No. A folder gives access to files. A selection workflow helps the client choose items and send back a structured response.

Does the client need an account?+

No. The client should be able to open a private link, review the gallery, select items, leave comments, and submit a request without creating an account.

What does the owner receive?+

The owner receives a structured request with selected items, comments, a general message, and contact details.

Does the client receive an email copy?+

Yes. After submission, the client receives an email copy of the request. The owner receives the request too, and both sides can refer to the same request reference number.

Why is the request reference number useful?+

It helps both sides talk about the same submission. If there are several requests, edits, or follow-ups, the reference number makes it easier to identify the correct request.

Is this only for photographers?+

No. Photography is a clear use case, but the same workflow can help makers, designers, florists, cake makers, architects, stylists, event planners, and other people who show visual options to clients.

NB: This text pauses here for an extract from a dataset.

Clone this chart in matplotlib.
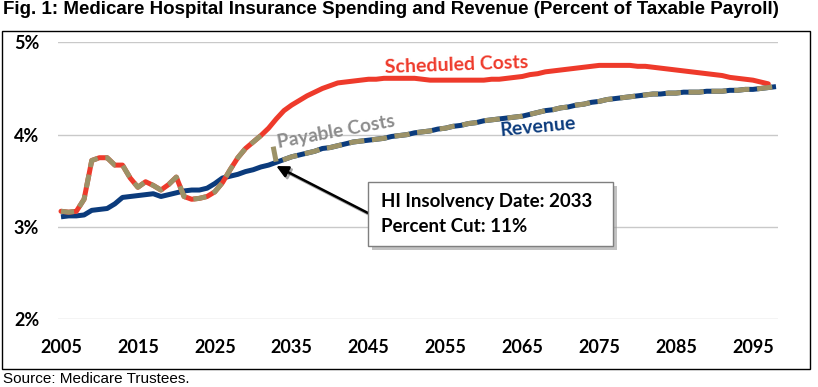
import numpy as np
import matplotlib
matplotlib.use("Agg")
import matplotlib.pyplot as plt
from matplotlib import font_manager
from matplotlib.patches import Rectangle
import matplotlib.patheffects as pe

# ---------------- data ----------------
cost_years = list(range(2005, 2098))
scheduled_costs = [
    3.17, 3.16, 3.17, 3.30, 3.72, 3.75, 3.75, 3.67, 3.67, 3.53,   # 2005-2014
    3.43, 3.49, 3.45, 3.40, 3.46, 3.54, 3.33, 3.30, 3.31, 3.33,   # 2015-2024
    3.38, 3.48, 3.62, 3.75, 3.85, 3.92, 3.99, 4.07, 4.17, 4.26,   # 2025-2034
    4.32, 4.37, 4.42, 4.46, 4.50, 4.53, 4.56, 4.57, 4.58, 4.59,   # 2035-2044
    4.60, 4.60, 4.61, 4.61, 4.61, 4.61, 4.61, 4.60, 4.59, 4.59,   # 2045-2054
    4.59, 4.59, 4.59, 4.59, 4.59, 4.59, 4.60, 4.60, 4.61, 4.62,   # 2055-2064
    4.63, 4.65, 4.66, 4.68, 4.69, 4.70, 4.71, 4.72, 4.73, 4.74,   # 2065-2074
    4.75, 4.75, 4.75, 4.75, 4.75, 4.74, 4.74, 4.73, 4.72, 4.71,   # 2075-2084
    4.70, 4.69, 4.68, 4.67, 4.66, 4.65, 4.64, 4.62, 4.61, 4.60,   # 2085-2094
    4.59, 4.57, 4.55,                                             # 2095-2097
]

revenue_years = list(range(2005, 2099))
revenue = [
    3.11, 3.12, 3.12, 3.13, 3.18, 3.19, 3.20, 3.25, 3.32, 3.33,   # 2005-2014
    3.34, 3.35, 3.36, 3.33, 3.35, 3.37, 3.39, 3.40, 3.40, 3.42,   # 2015-2024
    3.47, 3.53, 3.55, 3.57, 3.60, 3.62, 3.65, 3.67, 3.70, 3.73,   # 2025-2034
    3.76, 3.78, 3.80, 3.82, 3.85, 3.86, 3.88, 3.90, 3.92, 3.93,   # 2035-2044
    3.94, 3.95, 3.96, 3.98, 3.99, 4.00, 4.02, 4.03, 4.04, 4.06,   # 2045-2054
    4.07, 4.09, 4.10, 4.12, 4.13, 4.15, 4.16, 4.17, 4.18, 4.19,   # 2055-2064
    4.20, 4.22, 4.24, 4.26, 4.27, 4.29, 4.30, 4.32, 4.33, 4.35,   # 2065-2074
    4.36, 4.38, 4.39, 4.40, 4.41, 4.42, 4.43, 4.44, 4.44, 4.45,   # 2075-2084
    4.45, 4.46, 4.46, 4.46, 4.47, 4.47, 4.47, 4.48, 4.48, 4.49,   # 2085-2094
    4.49, 4.50, 4.51, 4.52,                                       # 2095-2098
]

# payable costs: equal to scheduled costs until 2031, then cut at insolvency (2033)
payable_last_full_year = 2031
insolvency_year = 2033
payable_pre_cut = 3.87          # top of the drop at insolvency
percent_cut = 11

y_ticks = [2, 3, 4, 5]
y_tick_labels = ["2%", "3%", "4%", "5%"]
x_ticks = list(range(2005, 2096, 10))
x_tick_labels = [str(y) for y in x_ticks]

title = "Fig. 1: Medicare Hospital Insurance Spending and Revenue (Percent of Taxable Payroll)"
source = "Source: Medicare Trustees."

# ---------------- style ----------------
RED = "#EE3A2B"
BLUE = "#0B3B7C"
TAN = "#9C9267"
GREY_TXT = "#8C8C8C"
GRID = "#C9C9C9"

avail = {f.name for f in font_manager.fontManager.ttflist}
head = "Liberation Sans"
body = "Lato" if "Lato" in avail else "DejaVu Sans"

plt.rcParams["lines.scale_dashes"] = False

fig = plt.figure(figsize=(8.18, 3.87), dpi=100)
W, H = 818, 387

def fx(px):
    return px / W

def fy(py):
    return 1 - py / H

# outer frame
fig.patches.append(Rectangle((fx(2), fy(369)), fx(810) - fx(2), fy(31) - fy(369),
                             transform=fig.transFigure, fill=False, edgecolor="black",
                             linewidth=1.0, zorder=0))

ax = fig.add_axes([fx(58), fy(319.3), fx(778) - fx(58), fy(42.3) - fy(319.3)])
px_per_year = (776 - 61) / (2098 - 2005)
ax.set_xlim(2005 - 3 / px_per_year, 2098 + 2 / px_per_year)
ax.set_ylim(2, 5)
for s in ax.spines.values():
    s.set_visible(False)
for yv in y_ticks:
    ax.axhline(yv, color=GRID, linewidth=1.0, zorder=0)

ax.set_yticks(y_ticks)
ax.set_yticklabels(y_tick_labels, fontsize=13, fontweight="bold", family=body)
ax.set_xticks(x_ticks)
ax.set_xticklabels(x_tick_labels, fontsize=13, fontweight="bold", family=body)
ax.tick_params(axis="both", length=0)
ax.tick_params(axis="y", pad=13.5)
ax.tick_params(axis="x", pad=14)

cy = np.array(cost_years)
sc = np.array(scheduled_costs)
ry = np.array(revenue_years)
rv = np.array(revenue)

lw = 3.6
ax.plot(ry, rv, color=BLUE, linewidth=lw, solid_capstyle="butt", zorder=2)
ax.plot(cy, sc, color=RED, linewidth=lw, solid_capstyle="round", zorder=2)

# payable costs (dashed tan)
mask_pre = cy <= payable_last_full_year
ax.plot(cy[mask_pre], sc[mask_pre], color=TAN, linewidth=lw, dashes=(9.5, 5.5),
        dash_capstyle="butt", zorder=3)
mask_post = ry >= insolvency_year
post_x = np.concatenate([[insolvency_year - 0.4], ry[mask_post]])
post_y = np.concatenate([[payable_pre_cut], rv[mask_post]])
ax.plot(post_x, post_y, color=TAN, linewidth=lw, dashes=(11, 5.5),
        dash_capstyle="butt", zorder=3)

# series labels
ax.text(2056.4, 4.75, "Scheduled Costs", color=RED, fontsize=14, fontweight="bold",
        family=body, rotation=2, ha="center", va="center", zorder=4)
ax.text(2040.8, 4.03, "Payable Costs", color=GREY_TXT, fontsize=13.8, fontweight="bold",
        family=body, rotation=10.5, ha="center", va="center", zorder=4)
ax.text(2067.0, 4.08, "Revenue", color=BLUE, fontsize=14, fontweight="bold",
        family=body, rotation=5.5, ha="center", va="center", zorder=4)

# annotation box with shadow
bx0, bx1 = 368, 613
by0, by1 = 182, 246
shadow = Rectangle((fx(bx0 + 4), fy(by1 + 4)), fx(bx1) - fx(bx0), fy(by0) - fy(by1),
                   transform=fig.transFigure, facecolor="#9A9A9A", edgecolor="none",
                   alpha=0.6, zorder=5)
fig.patches.append(shadow)
box = Rectangle((fx(bx0), fy(by1)), fx(bx1) - fx(bx0), fy(by0) - fy(by1),
                transform=fig.transFigure, facecolor="white", edgecolor="#7F7F7F",
                linewidth=1.0, zorder=6)
fig.patches.append(box)
fig.text(fx(381), fy(201.5), f"HI Insolvency Date: {insolvency_year}", fontsize=13.5,
         fontweight="bold", family=body, ha="left", va="center", zorder=7)
fig.text(fx(381), fy(227), f"Percent Cut: {percent_cut}%", fontsize=13.5,
         fontweight="bold", family=body, ha="left", va="center", zorder=7)

# arrow from box to insolvency point
ax.annotate("", xy=(insolvency_year, rv[ry == insolvency_year][0] - 0.04),
            xytext=(fx(bx0), fy(213)), textcoords="figure fraction",
            arrowprops=dict(arrowstyle="-|>,head_length=0.7,head_width=0.35",
                            color="black", linewidth=1.8, shrinkA=0, shrinkB=0,
                            path_effects=[pe.SimpleLineShadow(offset=(1.5, -1.5), alpha=0.35),
                                          pe.Normal()]),
            zorder=4)

fig.text(fx(3), fy(10), title, fontsize=13.5, fontweight="bold", family=head,
         ha="left", va="center")
fig.text(fx(3), fy(379), source, fontsize=11, family=head, ha="left", va="center")

fig.savefig("out.png", dpi=100)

When should I not use this workflow?+

You may not need it if you only need to send one file, publish a public portfolio, or run a full online shop with checkout and payments.

Can this work before I have a full website?+

Yes. A private gallery can give you a simple way to present visual work and collect client decisions even before you have a full website.

What makes the workflow better than chat messages?+

The selection happens directly on the visual items. Comments stay attached to the selected items. The final request is structured, and both sides receive an email record.

A good workflow makes the answer clear

A client selection workflow is not about making the presentation more complicated.

It is about making the answer easier.

When a client can choose directly, comment clearly, send one general message, and receive an email copy, the whole process becomes calmer.

The owner knows what the client selected.

The client knows what they submitted.

Both sides have the same request record.

That is the point of the workflow: not just to show visual work, but to get a clear answer back.